Is it possible for a story about appallingly sexist advice in a men's magazine to be good news? Can such a tale have a happy ending (no, not that kind of happy ending)?
The September 2014 edition of the Russian GQ includes "The Gentleman's New Kama Sutra," 23 rules for navigating the complex world of 21st century sex with the help of 19th century values. It's tempting to posit that the editors are actually aliens who learned about Earth culture entirely from binge-watching Mad Men (with the occasional break for Animal House and Porky's).
Some of these sex tips are standard men's magazine fare (positions, pornography, sex toys), even if the illustrations seem to be trying to win a gold star for tackiness. But two of the entires are particularly loathsome.
The first, "How to sleep with an intern?" is a one-paragraph instruction manual for would-be sexual harassers, complete with an NSFW illustration that highlights the intern's main qualifications:
An intern is always a nymph. She's beyond the mire of company gossip, beyond the wall of routine, she is pure. Let's call her the office virgin. She's always ready to listen -- that's the first step to her mystery. <.....> So be generous with her <....> An internship with you will give the nymph experience in every sense of the world. And isn't that why she's here?

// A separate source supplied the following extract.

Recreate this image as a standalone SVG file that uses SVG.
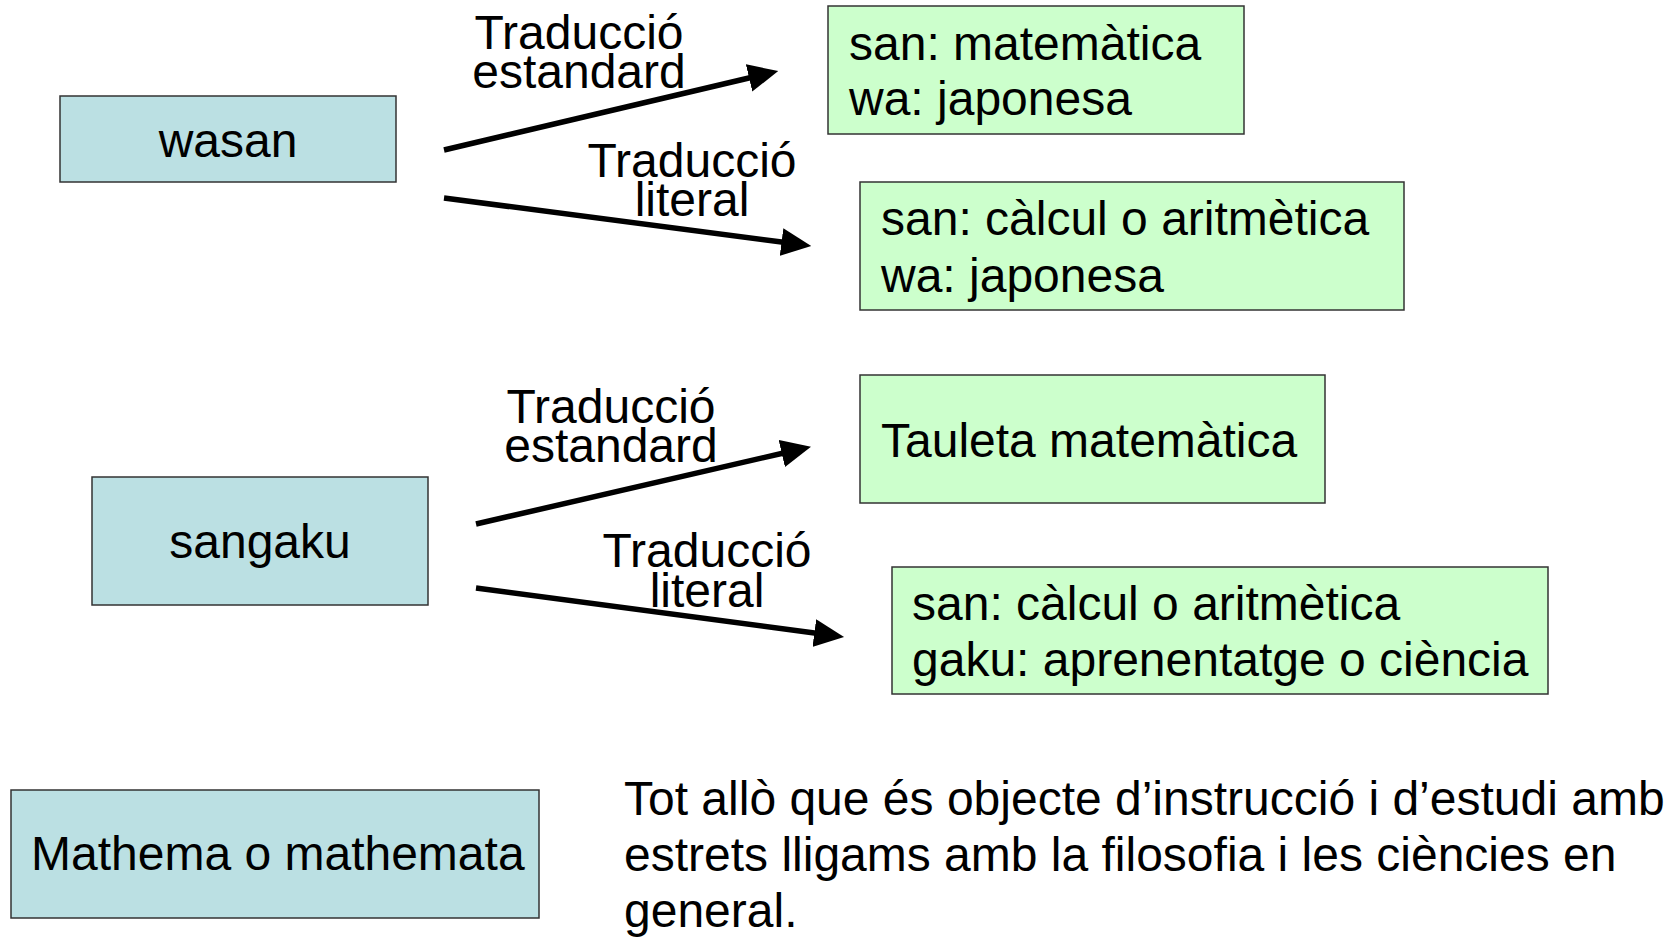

This uplifting advice is rivaled only by Rule Number Four: "As a bonus, your boss has taken you to the banya, where he's ordered in for prostitutes. How do you behave?" :
It's a common occurrence. Your girlfriend already wasn't happy with letting you go out. But who knew that there would be prostitutes? The boss only let you know in the sauna. Now's he's already had his share of cognac, and his junk is poking out of his towel while two busty odalisques are greedily devouring foie gras and peaches at his sides. A third is already stroking your penis. If you leave, you'll offend your boss. And theoretically, you're all for it. What to do?
What to do, indeed? The advice is simple: if "temptation outweighs your faithfulness, use a condom. And let yourself go. She's there to cater to your whims -- that's why she's a prostitute. And it's instead of a bonus -- you deserve it." If your boss isn't a jerk, it'll bond you two together. And, whatever you do, don't tell your wife.
After following contemporary Russian culture for the past 20 years, with particular attention to men's media and pornography, what shocks me most about GQ's "New Kama Sutra" is how retro it seems. And here I don't mean a typically condescending, Western view of Russia as decades behind the times. Everything about this feature looks like a parody of the Russian 1990s.
In the 1990s, (a decade that has been thoroughly demonized by the Putin years), the lawlessness of "Wild East" business culture, combined with an understanding of sexual revolution that was almost entirely about women's objectification, alcohol-fueled sex parties with prostitutes were every writer's shorthand for the corrupt world of business. Job vacancies for secretaries typically listed "uninhibited" as one of the primary qualifications.
This is not to say that Russian corporate life of 2014 is a feminist paradise, but the Russian GQ (which has recently come under new editorial management) seems remarkably out of touch. And this brings me to the surprisingly positive part of the story. To our rescue comes... the GQ online comments section.
Yes, the comments section. Normally, the comments section of any self-respecting website is where all civility goes to die. When Harry Potter went looking for the missing pieces of Voldemort's soul, he should have run straight to a website comments section -- we could have been spared 200 pages of teenagers on a camping trip. But the Russian GQ comments section is enough to restore one's faith in humanity.
As of today, the "boss and prostitutes" article has garnered 25 comments, and nearly all of them are united by irony and outrage. "What kind of freaks is this magazine for?" writes one woman. "Men, don't be such hypocrites," writes another. "Maybe this is some kind of trolling," writes a third. One man's comment is particularly damning: "To say that I'm in shock over this GQ crap is to say nothing at all; our society has become so degraded, if what was once an intellectual magazine publishes this sort of thing... or has GQ already dropped to tabloid level?"
Of course, it's a sad day when an online comments section looks like the best example of a functioning civil society in today's Russia, but we take our good news where we can get it.